More Than $100 Million In Attack Ads Fails To Move Voters
After spending more than $100 million airing mostly negative ads in the last three months, President Barack Obama and Republican challenger Mitt Romney and their allies haven’t been able to move the public-opinion needle in the states most likely to determine the general election.
In seven battleground states the candidates are either statistically tied or Obama holds a slight advantage, polls show. The deadlock comes as the campaign moves into a more critical phase that includes the presumptive Republican nominee’s foreign trip and running-mate selection and the two national conventions in late August and early September. The Obama campaign ran more than 136,000 spots in his top seven battleground states during the past 90 days, according to a Bloomberg News analysis of data from New York-based Kantar Media’s CMAG, a company that tracks advertising. The Romney campaign ran almost 60,000 ads in those states during that period. Three Republican groups backing his candidacy leveled the field some by airing 55,136 commercials attacking the president, while a pro-Obama group ran 11,377 ads.

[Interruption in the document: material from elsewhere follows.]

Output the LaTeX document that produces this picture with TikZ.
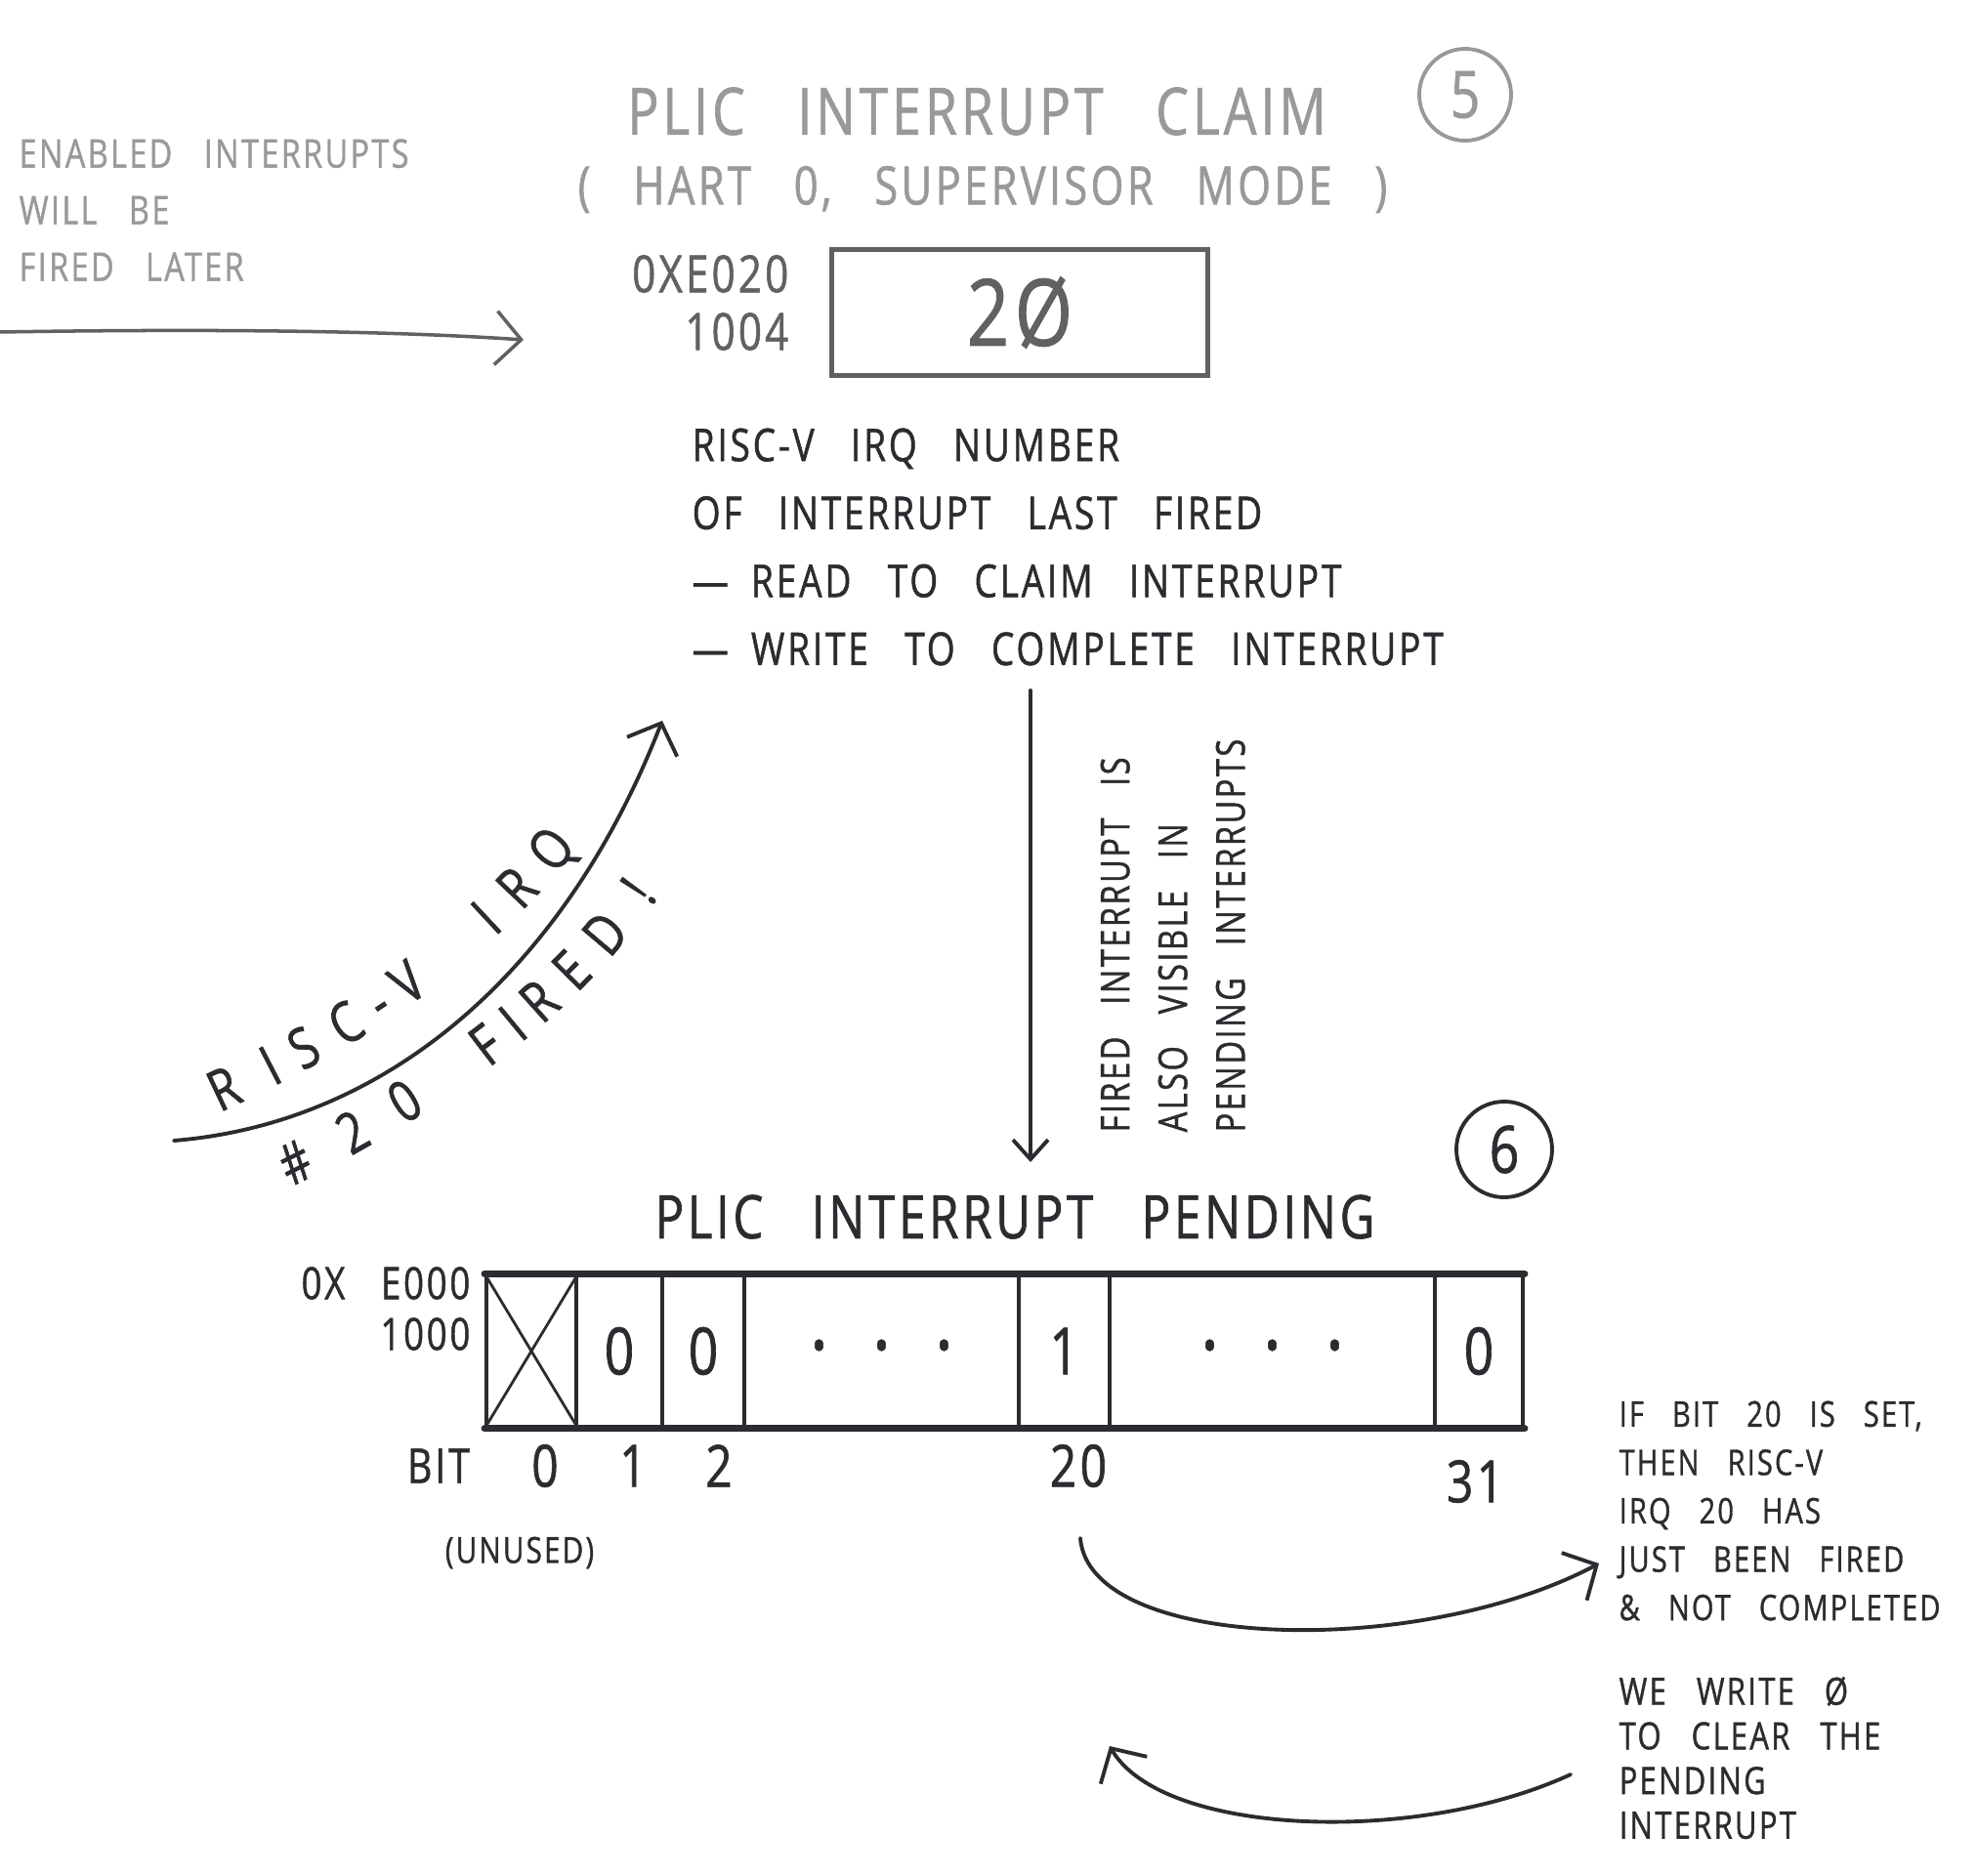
\documentclass[tikz,border=0pt]{standalone}
\usepackage{fontspec}
\setmainfont{Open Sans}
\newfontfamily\hand[FakeStretch=0.8, FakeBold=1, LetterSpace=6, WordSpace=3]{Open Sans}
\newcommand\handsize[2]{\hand\fontsize{#1}{#2}\selectfont}
\newcommand\dotrow{{\fontsize{14}{14}\selectfont •\hspace{14pt}•\hspace{14pt}•}}
\usetikzlibrary{positioning, arrows.meta}
\definecolor{ink}{HTML}{2B2B30}
\colorlet{pencil}{black!40}
\colorlet{lead}{black!62}

\begin{document}
\begin{tikzpicture}[x=0.1mm, y=-0.1mm]
\tikzset{
    every node/.style={align=center},
    pale/.style={text=pencil},
    dark/.style={text=lead},
    inked/.style={text=ink},
    barb/.style={-{Straight Barb[length=2.6mm, width=5.5mm]}},
    inkline/.style={draw=ink, line width=1.1pt, line cap=round},
    curveletter/.style={sloped, anchor=base, inner sep=0pt, text=ink, font=\handsize{16.5}{18}},
    cell/.style={draw=ink, line width=1.1pt, minimum height=15.5mm, inner sep=0pt,
        text=ink, font=\handsize{19}{20}},
    stepmark/.style={circle, line width=1.1pt, minimum size=9.4mm, inner sep=0pt,
        font=\handsize{19}{20}}
}
\useasboundingbox (0,0) rectangle (2024,1921);

% claim register
\node[pale, font=\handsize{19}{22}] (claimtitle) at (1000,114) {PLIC INTERRUPT CLAIM};
\node[pale, font=\handsize{15.5}{20}] (claimsub) at (1006,194) {( HART 0, SUPERVISOR MODE )};
\node[stepmark, draw=pencil, text=pencil] (step5) at (1500,97) {5};

\node[pale, align=left, anchor=west, inner sep=0pt, font=\handsize{11.5}{16.5}] (enabled) at (19,215)
    {ENABLED INTERRUPTS\\WILL BE\\FIRED LATER};
\coordinate (enabledtail) at (0,340);
\coordinate (enabledhead) at (536,348);
\draw[barb, draw=lead, line width=1pt, line cap=round] (enabledtail) .. controls (250,336) and (420,340) .. (enabledhead);

\node[dark, align=right, anchor=east, inner sep=0pt, font=\handsize{15}{16.8}] (claimaddr) at (808,310) {0XE020\\1004};
\node[draw=lead, line width=1.3pt, minimum width=38.5mm, minimum height=12.9mm,
    text=lead, font=\handsize{27}{30}] (claimreg) at (1044,320) {2Ø};

\node[inked, align=left, anchor=west, inner sep=0pt, font=\handsize{13.2}{19.8}] (claimdesc) at (708,560)
    {RISC-V IRQ NUMBER\\OF INTERRUPT LAST FIRED\\—\hspace{0.5em}READ TO CLAIM INTERRUPT\\—\hspace{0.5em}WRITE TO COMPLETE INTERRUPT};

% fired irq
\coordinate (firetail) at (178,1168);
\coordinate (firehead) at (678,738);
\draw[inkline, barb] (firetail) .. controls (400,1150) and (580,990) .. (firehead);
\foreach \ch/\t [count=\k] in {R/0.02, I/0.17, S/0.27, C/0.39, -/0.48, V/0.56, I/0.78, R/0.87, Q/0.975}
    \path (232,1136) .. controls (330,1090) and (480,1010) .. (588,872)
        node[curveletter, pos=\t] (fireup\k) {\ch};
\foreach \ch/\t [count=\k] in {\#/0.02, 2/0.19, 0/0.33, F/0.54, I/0.61, R/0.68, E/0.77, D/0.87, !/0.98}
    \path (305,1212) .. controls (410,1160) and (580,1060) .. (676,915)
        node[curveletter, pos=\t] (firedn\k) {\ch};

% claim -> pending
\coordinate (pendtop) at (1055,707);
\coordinate (pendbot) at (1055,1190);
\draw[inkline, -{Straight Barb[length=2mm, width=3.6mm]}] (pendtop) -- (pendbot);
\node[inked, rotate=90, align=left, anchor=north west, inner sep=0pt, font=\handsize{11.6}{16.8}] (visnote)
    at (1126,1160) {FIRED INTERRUPT IS\\ALSO VISIBLE IN\\PENDING INTERRUPTS};

% pending register
\node[inked, font=\handsize{17.5}{20}] (pendtitle) at (1039,1246) {PLIC INTERRUPT PENDING};
\node[stepmark, draw=ink, text=ink, minimum size=9.8mm] (step6) at (1540,1177) {6};

\foreach \cell/\cx/\cw/\bitval in {c0/544/9.2/{}, c1/634/8.8/0, c2/720/8.4/0, cmid/902.5/28.1/{\dotrow},
        c20/1089.5/9.3/1, crest/1302.5/33.3/{\dotrow}, c31/1514/9.0/0}
    \node[cell, minimum width=\cw mm] (\cell) at (\cx,1383.5) {\bitval};
\draw[inkline, line width=2pt] (c0.north west) -- (c31.north east);
\draw[inkline, line width=2pt] (c0.south west) -- (c31.south east);
\draw[inkline, line width=0.8pt] (c0.north west) -- (c0.south east) (c0.north east) -- (c0.south west);

\node[inked, align=right, anchor=east, inner sep=0pt, font=\handsize{13}{14.8}] (pendaddr) at (482,1340) {0X E000\\1000};

\node[inked, font=\handsize{14}{16}] (bitword) at (449,1501) {BIT};
\foreach \b/\bx in {0/558, 1/648, 2/736, 20/1104}
    \node[inked, font=\handsize{17}{18}] (bit\b) at (\bx,1501) {\b};
\node[inked, font=\handsize{17}{18}] (bit31) at (1510,1517) {31};
\node[inked, font=\handsize{10.5}{12}] (unused) at (532,1590) {(UNUSED)};

% notes on the right
\node[inked, align=left, anchor=west, inner sep=0pt, font=\handsize{10.3}{14.1}] (setnote) at (1657,1547)
    {IF BIT 20 IS SET,\\THEN RISC-V\\IRQ 20 HAS\\JUST BEEN FIRED\\\& NOT COMPLETED};
\node[inked, align=left, anchor=west, inner sep=0pt, font=\handsize{11}{13}] (clearnote) at (1657,1800)
    {WE WRITE Ø\\TO CLEAR THE\\PENDING\\INTERRUPT};

\coordinate (settail) at (1106,1575);
\coordinate (sethead) at (1637,1601);
\draw[inkline, barb] (settail) .. controls (1115,1690) and (1450,1700) .. (sethead);
\coordinate (cleartail) at (1608,1817);
\coordinate (clearhead) at (1136,1788);
\draw[inkline, barb] (cleartail) .. controls (1450,1890) and (1190,1880) .. (clearhead);
\end{tikzpicture}
\end{document}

Still, the blitz isn’t persuading voters in part because so few of them -- about 5 percent in most surveys -- are undecided. “These guys are not worrying about efficiency,” said Ken Goldstein, CMAG’s president. “It is a blunt club and it is going to have very small effects on a very small group of people. There are very few undecided voters and they are very hard to reach, but one way to reach them is through local TV.”